In the crowded TV landscape, it can be hard to keep track of all top-tier shows. One that might have flown under the radar is “Search Party,” which debuted on TBS in 2016, airing two seasons there before jumping over to HBO Max. In June 2020, the show aired its third season on the new streaming service and has been renewed for a fourth season that will premiere some time in 2021, so now is the time to catch up on this dark comedy that is one of the sleeper hits of the past few years.
The Premise
The first season centers around four 20-somethings living in New York City who are all varying degrees of lost and directionless. At the heart of their group is Dory (Alia Shawkat), a smart young woman who has been struggling to find her purpose since graduating from college. Drew (John Reynolds) is her hapless boyfriend who goes to work in an office job he has no love for, and their two best friends are Elliott (John Early) and Portia (Meredith Hagner), wealthy hipsters. Elliott wants to live a nice life but definitely does not want to work in any way, shape, or form, and Portia wants to be a successful actress despite her mediocre talent and also find a way to get her mother to love her.
If they sound like people you don’t really like, that’s the point. In the first episode, you will probably feel such intense dislike for them that you’ll contemplate abandoning the show. We’re here to tell you: don’t.
In the premiere, directionless Dory latches onto a new project that feels like it is of the utmost importance and will fill what is missing in her life — the disappearance of Chantal Witherbottom (Clare McNulty), a girl the four friends went to college with but barely knew.
Dory becomes obsessed with finding out what happened to Chantal and this wonderful mystery builds over 10 episodes, culminating in a dramatic, bloody showdown that perfectly sets up the second season.
Season two picks up mere moments later and is all about the aftermath of what happened in the first season finale. Without giving too much away, let’s just say these four lost millennials go from a place where malaise is their biggest problem, to being in way over their heads in a desperate situation.
The season two finale raises the stakes yet again and season three sees the friend group torn asunder, primarily because of Dory’s choices. It’s hard to imagine what season four will bring, but if it keeps going the way the first three seasons went, it’s going to be a darkly hilarious rollercoaster ride.
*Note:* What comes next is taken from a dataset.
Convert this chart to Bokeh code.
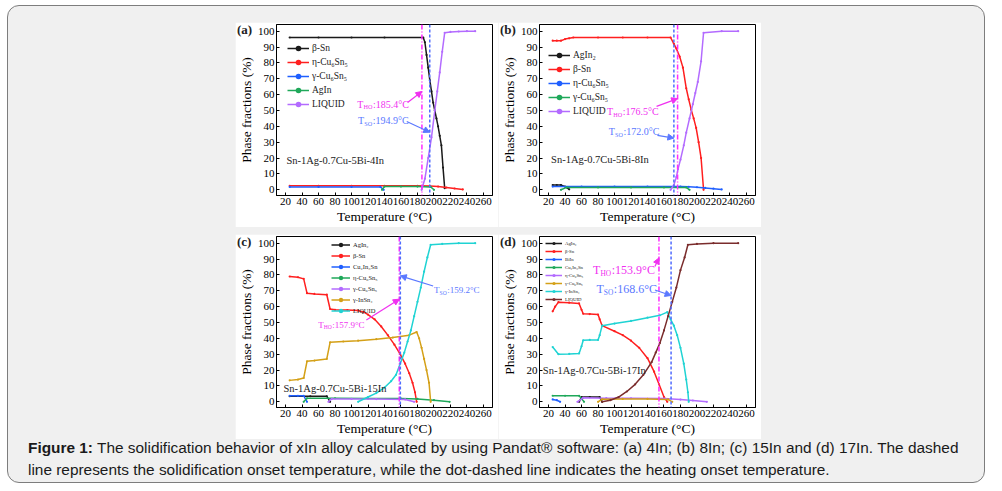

At the root of the show is an examination of both how ridiculous millennials can be and also how hard it is to be one. “Search Party” offers razor-sharp insight into the difficult transition into full-blown adulthood while also maintaining the tone of an intense psychological thriller, a juxtaposition that is not easy to pull off and which the show does expertly all the way through.
The Cast
Shawkat is the most recognizable of the leads since starring in five seasons of “Arrested Development.” Her journey from an untethered, unemployed, unhappy young woman to a femme fatale is a joy to watch, and it is Shawkat’s riveting portrayal that really makes “Search Party” a success.
But without a solid supporting cast, Shawkat wouldn’t be enough. Her cohorts Reynolds, Early, and Hagner all bring amazing comedic chops to their roles. They are absurd but also completely believable and are the perfect foils for Shawkat’s intensity.
The recurring roles are also perfectly cast. McNulty’s Chantal Witherbottom (seen in flashbacks) is her own brand of dysfunctional, Ron Livingston shines as the private investigator looking for Chantal who becomes a little too interested in Dory, Brandon Micheal Hall, appearing as Dory’s ex-boyfriend Julian, makes a good stand-in for the audience as he constantly wonders just what is wrong with all of the people around him, and the secret MVP of the show is Christine Taylor as Gail, a bored, lonely, substance-addled socialite for whom Dory sometimes does errands.
Tymberlee Hill, Judy Reyes, Parker Posey, Michael Showalter, Jay Duplass, Judy Gold, Louie Anderson, Michaela Watkins, Annette O’Toole, Wallace Shawn, and Chelsea Peretti round out the supporting characters in small roles — the cast truly is an embarrassment of riches.
What Critics Are Saying
The show boasts an average score of 95 percent across three seasons on Rotten Tomatoes, with the first season earning 100 percent “fresh” reviews.
The Guardian’s Euan Ferguson writes of the first season, “What began as a venomously funny invitation to loathe hipster millennials morphs into something more dark, nuanced and, dare I say it, celebratory of them” and The A.V. Club’s Gwen Ihnat says, “Post-college existential ennui seems like an unlikely theme for a TV show. But Search Party does an excellent job of nailing that particular time in a person’s life, by using a Nancy Drew-esque mystery as an allegory.”
But critics were still as enraptured in the third season as the first and second. Indiewire’s Ben Travers says season three “remains a captivating case study in genre experimentation and cultural commentary” and Entertainment Weekly’s Kristen Baldwin says that in the third season, “our black-hearted heroine won’t let anyone tell her what she actually did do, and it’s a thrill to watch.”